Check each line of the records below for the word "this" and copy those where it appears.

** start Provided records **

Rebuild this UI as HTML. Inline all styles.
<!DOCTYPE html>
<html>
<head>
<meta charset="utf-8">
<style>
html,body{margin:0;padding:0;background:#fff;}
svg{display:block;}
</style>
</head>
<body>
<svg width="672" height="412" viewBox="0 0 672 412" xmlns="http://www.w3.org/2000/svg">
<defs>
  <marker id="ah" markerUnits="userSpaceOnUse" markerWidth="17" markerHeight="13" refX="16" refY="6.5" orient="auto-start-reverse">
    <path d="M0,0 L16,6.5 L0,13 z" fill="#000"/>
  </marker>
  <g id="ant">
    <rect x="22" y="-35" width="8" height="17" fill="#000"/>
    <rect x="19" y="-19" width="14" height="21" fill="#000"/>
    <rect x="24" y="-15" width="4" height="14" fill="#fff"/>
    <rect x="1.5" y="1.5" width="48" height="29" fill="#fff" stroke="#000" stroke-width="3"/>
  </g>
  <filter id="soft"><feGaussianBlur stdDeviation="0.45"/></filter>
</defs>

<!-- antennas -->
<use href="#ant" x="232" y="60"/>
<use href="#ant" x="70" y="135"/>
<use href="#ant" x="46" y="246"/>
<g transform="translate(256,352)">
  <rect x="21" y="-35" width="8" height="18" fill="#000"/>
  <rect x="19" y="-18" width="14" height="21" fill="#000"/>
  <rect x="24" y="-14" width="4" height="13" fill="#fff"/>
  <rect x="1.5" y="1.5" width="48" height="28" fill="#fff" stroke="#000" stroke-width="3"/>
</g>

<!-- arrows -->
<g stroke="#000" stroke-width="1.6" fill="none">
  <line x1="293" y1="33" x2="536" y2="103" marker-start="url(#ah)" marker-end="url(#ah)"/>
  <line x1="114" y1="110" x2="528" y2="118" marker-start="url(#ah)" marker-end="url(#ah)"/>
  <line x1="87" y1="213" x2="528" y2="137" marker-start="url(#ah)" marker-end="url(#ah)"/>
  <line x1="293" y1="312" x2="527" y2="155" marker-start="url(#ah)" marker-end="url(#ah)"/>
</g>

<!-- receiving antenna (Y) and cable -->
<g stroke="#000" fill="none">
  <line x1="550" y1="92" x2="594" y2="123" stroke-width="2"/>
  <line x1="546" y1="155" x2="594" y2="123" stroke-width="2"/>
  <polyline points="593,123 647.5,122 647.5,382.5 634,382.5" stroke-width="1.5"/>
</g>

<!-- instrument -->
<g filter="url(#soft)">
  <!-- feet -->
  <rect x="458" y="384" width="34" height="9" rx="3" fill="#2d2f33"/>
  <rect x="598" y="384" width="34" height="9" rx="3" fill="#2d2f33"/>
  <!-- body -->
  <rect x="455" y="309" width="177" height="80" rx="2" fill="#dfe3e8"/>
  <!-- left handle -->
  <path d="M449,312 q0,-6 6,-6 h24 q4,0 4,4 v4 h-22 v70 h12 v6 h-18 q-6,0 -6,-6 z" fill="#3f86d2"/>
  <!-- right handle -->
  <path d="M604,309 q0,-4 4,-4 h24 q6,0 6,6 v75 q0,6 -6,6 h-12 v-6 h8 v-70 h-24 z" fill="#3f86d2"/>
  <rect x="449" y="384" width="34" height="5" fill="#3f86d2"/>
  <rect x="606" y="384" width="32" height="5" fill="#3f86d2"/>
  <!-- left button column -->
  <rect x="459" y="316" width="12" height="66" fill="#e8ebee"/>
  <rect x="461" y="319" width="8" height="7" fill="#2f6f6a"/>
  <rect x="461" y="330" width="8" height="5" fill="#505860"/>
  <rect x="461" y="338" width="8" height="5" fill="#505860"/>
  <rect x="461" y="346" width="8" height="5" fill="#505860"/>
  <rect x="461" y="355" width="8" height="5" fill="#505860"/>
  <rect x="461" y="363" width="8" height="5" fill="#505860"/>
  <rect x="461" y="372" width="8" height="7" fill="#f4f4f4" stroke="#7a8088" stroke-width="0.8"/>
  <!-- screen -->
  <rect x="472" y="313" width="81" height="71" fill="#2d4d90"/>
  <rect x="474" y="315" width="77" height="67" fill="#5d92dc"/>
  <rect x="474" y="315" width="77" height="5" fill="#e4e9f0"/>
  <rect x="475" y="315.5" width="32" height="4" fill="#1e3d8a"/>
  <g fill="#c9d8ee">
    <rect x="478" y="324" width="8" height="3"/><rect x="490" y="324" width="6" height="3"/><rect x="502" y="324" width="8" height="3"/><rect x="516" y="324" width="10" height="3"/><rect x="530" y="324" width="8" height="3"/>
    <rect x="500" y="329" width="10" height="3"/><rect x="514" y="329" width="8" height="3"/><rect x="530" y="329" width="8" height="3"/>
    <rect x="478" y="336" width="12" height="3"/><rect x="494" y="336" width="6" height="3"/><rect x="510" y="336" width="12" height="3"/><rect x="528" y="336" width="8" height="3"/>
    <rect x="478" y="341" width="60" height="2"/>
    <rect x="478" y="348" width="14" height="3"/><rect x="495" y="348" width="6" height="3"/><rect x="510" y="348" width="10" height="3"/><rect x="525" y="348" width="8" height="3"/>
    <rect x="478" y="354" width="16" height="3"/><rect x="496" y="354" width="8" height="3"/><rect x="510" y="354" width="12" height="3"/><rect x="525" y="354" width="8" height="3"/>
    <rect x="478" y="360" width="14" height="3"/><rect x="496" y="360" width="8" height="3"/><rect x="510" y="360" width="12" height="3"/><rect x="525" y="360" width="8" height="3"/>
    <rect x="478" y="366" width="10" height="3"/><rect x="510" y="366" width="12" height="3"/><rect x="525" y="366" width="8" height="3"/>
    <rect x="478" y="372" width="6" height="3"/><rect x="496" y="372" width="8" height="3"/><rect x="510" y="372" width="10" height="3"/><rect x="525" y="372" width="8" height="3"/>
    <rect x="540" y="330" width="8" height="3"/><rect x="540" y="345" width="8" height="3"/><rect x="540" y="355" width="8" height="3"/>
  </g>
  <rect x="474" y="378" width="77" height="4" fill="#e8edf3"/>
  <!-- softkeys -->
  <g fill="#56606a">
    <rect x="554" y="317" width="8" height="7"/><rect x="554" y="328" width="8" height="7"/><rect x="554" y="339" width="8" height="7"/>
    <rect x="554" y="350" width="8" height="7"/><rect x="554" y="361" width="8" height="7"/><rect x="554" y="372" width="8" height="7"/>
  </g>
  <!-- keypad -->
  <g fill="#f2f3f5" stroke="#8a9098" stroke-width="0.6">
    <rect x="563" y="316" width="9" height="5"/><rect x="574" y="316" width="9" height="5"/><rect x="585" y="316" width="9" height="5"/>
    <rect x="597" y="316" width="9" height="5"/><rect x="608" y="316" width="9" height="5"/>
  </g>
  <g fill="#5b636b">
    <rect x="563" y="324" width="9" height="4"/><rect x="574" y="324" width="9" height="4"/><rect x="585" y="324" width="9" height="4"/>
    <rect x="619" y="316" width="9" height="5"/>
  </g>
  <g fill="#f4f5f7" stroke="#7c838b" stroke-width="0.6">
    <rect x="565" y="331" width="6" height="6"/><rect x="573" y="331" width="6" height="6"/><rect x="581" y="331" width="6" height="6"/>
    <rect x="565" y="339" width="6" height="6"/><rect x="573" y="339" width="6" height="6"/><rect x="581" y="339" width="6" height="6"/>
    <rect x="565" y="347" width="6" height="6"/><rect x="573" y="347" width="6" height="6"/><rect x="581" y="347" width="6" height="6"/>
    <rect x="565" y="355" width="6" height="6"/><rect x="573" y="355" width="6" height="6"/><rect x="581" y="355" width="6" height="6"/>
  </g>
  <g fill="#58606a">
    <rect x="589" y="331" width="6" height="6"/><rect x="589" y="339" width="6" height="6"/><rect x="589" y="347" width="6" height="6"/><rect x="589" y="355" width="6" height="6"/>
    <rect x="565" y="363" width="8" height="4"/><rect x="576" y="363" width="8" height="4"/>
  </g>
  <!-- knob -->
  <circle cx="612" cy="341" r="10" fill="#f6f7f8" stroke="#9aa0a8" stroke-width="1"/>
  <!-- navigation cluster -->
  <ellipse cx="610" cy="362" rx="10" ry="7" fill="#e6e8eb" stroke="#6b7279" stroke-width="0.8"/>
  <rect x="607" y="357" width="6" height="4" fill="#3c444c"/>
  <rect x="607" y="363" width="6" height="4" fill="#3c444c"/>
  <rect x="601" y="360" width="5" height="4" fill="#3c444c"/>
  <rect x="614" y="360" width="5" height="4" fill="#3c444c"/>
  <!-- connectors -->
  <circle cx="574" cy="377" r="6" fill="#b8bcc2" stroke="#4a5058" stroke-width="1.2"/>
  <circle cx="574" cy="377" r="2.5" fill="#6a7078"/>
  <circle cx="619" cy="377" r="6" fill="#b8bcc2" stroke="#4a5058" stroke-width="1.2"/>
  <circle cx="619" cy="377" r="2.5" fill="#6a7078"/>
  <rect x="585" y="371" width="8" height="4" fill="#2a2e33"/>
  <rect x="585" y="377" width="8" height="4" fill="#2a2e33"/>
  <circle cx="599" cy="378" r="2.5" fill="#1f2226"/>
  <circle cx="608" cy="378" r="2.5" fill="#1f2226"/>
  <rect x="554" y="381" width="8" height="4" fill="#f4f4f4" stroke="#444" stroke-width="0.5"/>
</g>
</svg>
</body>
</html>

** end Provided records **
** start Provided records **

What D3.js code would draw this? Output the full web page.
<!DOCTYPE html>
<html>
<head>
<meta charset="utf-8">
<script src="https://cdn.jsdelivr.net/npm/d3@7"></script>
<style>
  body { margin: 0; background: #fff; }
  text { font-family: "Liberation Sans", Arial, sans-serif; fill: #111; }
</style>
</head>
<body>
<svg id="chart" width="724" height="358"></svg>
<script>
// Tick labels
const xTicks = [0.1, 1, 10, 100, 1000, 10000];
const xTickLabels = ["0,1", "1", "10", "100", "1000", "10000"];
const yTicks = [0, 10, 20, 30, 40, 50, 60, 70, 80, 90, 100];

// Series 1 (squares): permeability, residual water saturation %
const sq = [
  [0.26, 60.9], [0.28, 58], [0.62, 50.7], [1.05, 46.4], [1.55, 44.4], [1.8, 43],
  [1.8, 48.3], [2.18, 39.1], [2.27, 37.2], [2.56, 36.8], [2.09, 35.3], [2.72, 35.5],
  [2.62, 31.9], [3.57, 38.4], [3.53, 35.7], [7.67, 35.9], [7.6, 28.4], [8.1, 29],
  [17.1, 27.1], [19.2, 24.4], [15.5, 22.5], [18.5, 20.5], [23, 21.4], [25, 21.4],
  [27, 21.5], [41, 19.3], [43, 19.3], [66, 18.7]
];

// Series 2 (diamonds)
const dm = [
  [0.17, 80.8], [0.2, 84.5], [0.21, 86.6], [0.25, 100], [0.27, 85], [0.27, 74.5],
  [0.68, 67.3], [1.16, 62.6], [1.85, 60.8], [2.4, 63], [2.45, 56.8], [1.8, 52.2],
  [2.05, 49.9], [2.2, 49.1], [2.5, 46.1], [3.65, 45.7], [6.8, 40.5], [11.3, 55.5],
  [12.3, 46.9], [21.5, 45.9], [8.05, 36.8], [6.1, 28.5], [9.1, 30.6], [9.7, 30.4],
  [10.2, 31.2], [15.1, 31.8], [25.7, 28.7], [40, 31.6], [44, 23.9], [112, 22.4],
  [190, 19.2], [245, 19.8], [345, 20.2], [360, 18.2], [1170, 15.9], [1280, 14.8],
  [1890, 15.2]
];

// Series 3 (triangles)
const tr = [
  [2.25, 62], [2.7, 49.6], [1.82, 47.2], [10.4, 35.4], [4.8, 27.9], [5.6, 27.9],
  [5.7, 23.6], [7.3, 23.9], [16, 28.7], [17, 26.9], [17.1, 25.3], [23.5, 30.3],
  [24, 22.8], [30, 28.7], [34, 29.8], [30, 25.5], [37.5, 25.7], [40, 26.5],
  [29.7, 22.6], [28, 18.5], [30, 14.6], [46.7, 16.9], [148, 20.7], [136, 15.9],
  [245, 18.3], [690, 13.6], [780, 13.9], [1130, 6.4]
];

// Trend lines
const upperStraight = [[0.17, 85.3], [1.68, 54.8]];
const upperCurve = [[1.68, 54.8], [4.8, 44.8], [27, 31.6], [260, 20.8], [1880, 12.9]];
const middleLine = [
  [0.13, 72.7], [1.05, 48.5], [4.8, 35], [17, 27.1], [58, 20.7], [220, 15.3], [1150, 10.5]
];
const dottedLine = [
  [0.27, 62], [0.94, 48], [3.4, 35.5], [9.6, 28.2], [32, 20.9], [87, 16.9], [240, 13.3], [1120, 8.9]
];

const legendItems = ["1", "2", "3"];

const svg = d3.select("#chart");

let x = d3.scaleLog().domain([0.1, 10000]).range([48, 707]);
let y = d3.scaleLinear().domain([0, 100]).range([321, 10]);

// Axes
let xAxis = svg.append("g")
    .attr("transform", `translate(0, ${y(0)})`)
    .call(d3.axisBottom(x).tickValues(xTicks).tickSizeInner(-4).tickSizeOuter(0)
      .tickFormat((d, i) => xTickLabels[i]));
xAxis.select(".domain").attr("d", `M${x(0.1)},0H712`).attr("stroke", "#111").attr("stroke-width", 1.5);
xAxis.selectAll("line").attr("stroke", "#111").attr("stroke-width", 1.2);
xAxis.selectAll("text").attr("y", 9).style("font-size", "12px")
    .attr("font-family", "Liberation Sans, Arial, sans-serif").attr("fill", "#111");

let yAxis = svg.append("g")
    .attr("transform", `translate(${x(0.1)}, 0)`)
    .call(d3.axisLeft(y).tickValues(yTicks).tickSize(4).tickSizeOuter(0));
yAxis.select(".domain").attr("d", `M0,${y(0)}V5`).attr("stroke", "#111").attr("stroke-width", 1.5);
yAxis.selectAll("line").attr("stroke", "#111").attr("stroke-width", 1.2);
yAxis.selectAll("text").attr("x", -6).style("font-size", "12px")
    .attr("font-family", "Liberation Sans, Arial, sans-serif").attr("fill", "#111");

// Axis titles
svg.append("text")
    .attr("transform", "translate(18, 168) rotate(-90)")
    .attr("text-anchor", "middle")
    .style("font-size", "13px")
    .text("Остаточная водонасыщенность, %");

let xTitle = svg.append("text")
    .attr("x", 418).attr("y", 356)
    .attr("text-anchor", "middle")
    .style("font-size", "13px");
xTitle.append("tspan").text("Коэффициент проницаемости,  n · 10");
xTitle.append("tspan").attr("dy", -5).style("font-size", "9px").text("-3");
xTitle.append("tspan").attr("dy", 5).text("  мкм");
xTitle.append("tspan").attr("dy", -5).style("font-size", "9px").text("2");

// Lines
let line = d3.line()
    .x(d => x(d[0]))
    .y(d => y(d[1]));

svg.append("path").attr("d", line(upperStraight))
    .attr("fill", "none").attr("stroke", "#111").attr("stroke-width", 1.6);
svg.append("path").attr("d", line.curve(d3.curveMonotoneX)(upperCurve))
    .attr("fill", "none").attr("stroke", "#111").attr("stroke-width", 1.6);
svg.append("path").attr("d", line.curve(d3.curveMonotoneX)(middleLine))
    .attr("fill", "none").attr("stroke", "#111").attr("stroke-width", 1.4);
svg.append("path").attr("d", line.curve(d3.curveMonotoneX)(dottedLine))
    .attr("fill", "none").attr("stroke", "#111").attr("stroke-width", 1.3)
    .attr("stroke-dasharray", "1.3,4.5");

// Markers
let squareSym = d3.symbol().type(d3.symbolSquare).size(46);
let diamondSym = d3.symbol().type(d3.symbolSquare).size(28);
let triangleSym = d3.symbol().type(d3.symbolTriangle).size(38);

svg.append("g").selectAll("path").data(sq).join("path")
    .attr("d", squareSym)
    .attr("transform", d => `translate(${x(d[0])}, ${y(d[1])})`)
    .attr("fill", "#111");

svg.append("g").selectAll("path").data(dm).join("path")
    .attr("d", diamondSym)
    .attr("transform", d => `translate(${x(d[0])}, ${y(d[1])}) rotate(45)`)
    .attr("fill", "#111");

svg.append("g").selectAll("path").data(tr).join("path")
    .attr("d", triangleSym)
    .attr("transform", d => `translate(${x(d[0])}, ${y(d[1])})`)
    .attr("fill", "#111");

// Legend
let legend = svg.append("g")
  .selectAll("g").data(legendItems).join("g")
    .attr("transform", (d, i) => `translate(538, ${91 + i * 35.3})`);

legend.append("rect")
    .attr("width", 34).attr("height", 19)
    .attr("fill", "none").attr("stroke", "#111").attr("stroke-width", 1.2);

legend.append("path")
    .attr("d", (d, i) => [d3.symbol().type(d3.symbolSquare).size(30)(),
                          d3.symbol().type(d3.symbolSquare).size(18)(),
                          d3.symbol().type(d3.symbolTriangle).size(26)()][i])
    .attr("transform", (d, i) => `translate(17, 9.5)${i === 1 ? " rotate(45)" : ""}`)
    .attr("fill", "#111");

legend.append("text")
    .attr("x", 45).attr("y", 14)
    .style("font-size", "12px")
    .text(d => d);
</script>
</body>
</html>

** end Provided records **

## Completed task
Rebuild this UI as HTML. Inline all styles.
What D3.js code would draw this? Output the full web page.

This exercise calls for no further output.